If you want to get more practical tips on how to plot with ggplot2, check out:

  • R Graphics Cookbook by Winston Chang: This “cookbook” style book is a useful reference to have to flip through when you have a specific task you want to figure out how to do with ggplot2 (e.g., flip the coordinate axes, remove the figure legend).
  • http://www.cookbook-r.com/Graphs/: Also created by Winston Chang, this website goes with the R Graphics Cookbook and is an excellent reference for quickly finding out how to do something specific in ggplot2.
  • Google images: If you want to find example code for how to create a specific type of plot in R, try googling the name of the plot and “R,” and then search through the “Images” results. For example, if you wanted to plot a wind rose in R, google “wind rose r” and click on the “Images” tab. Often, the images that are returned will link back to a page that includes the example code to create the image (a blog post, for example).

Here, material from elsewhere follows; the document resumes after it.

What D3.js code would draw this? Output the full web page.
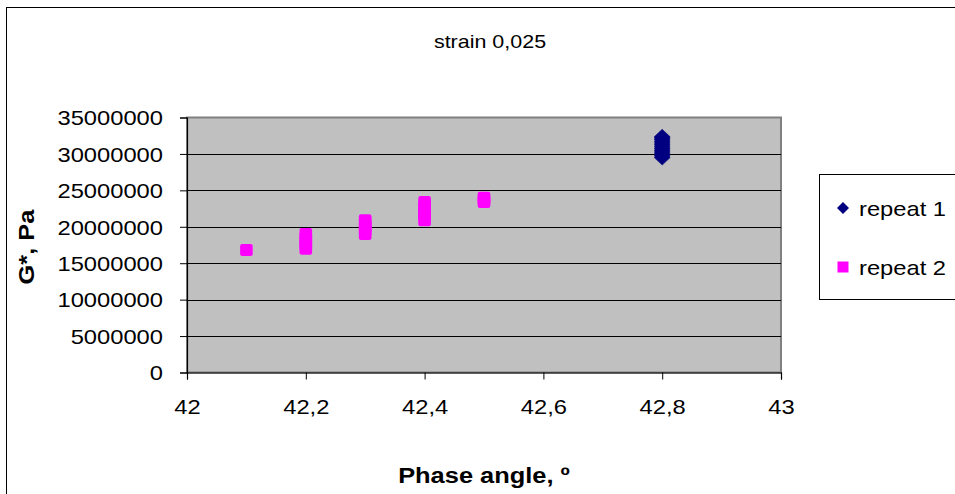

For more technical details about plotting in R, check out:

  • ggplot2: Elegant Graphics for Data Analysis by Hadley Wickham: Now in its second edition, this book was written by the creator of grid graphics and goes deeply into the details of why ggplot2 was created and how to use it.
  • R Graphics by Paul Murrell: Also in its second edition, this book explains grid graphics, the graphics system that ggplot2 is built on. This course covers the basics of grid graphics in a later section to give you the tools to create your own ggplot2 extensions. However, if you want the full details on grid graphics, this book is where to find them.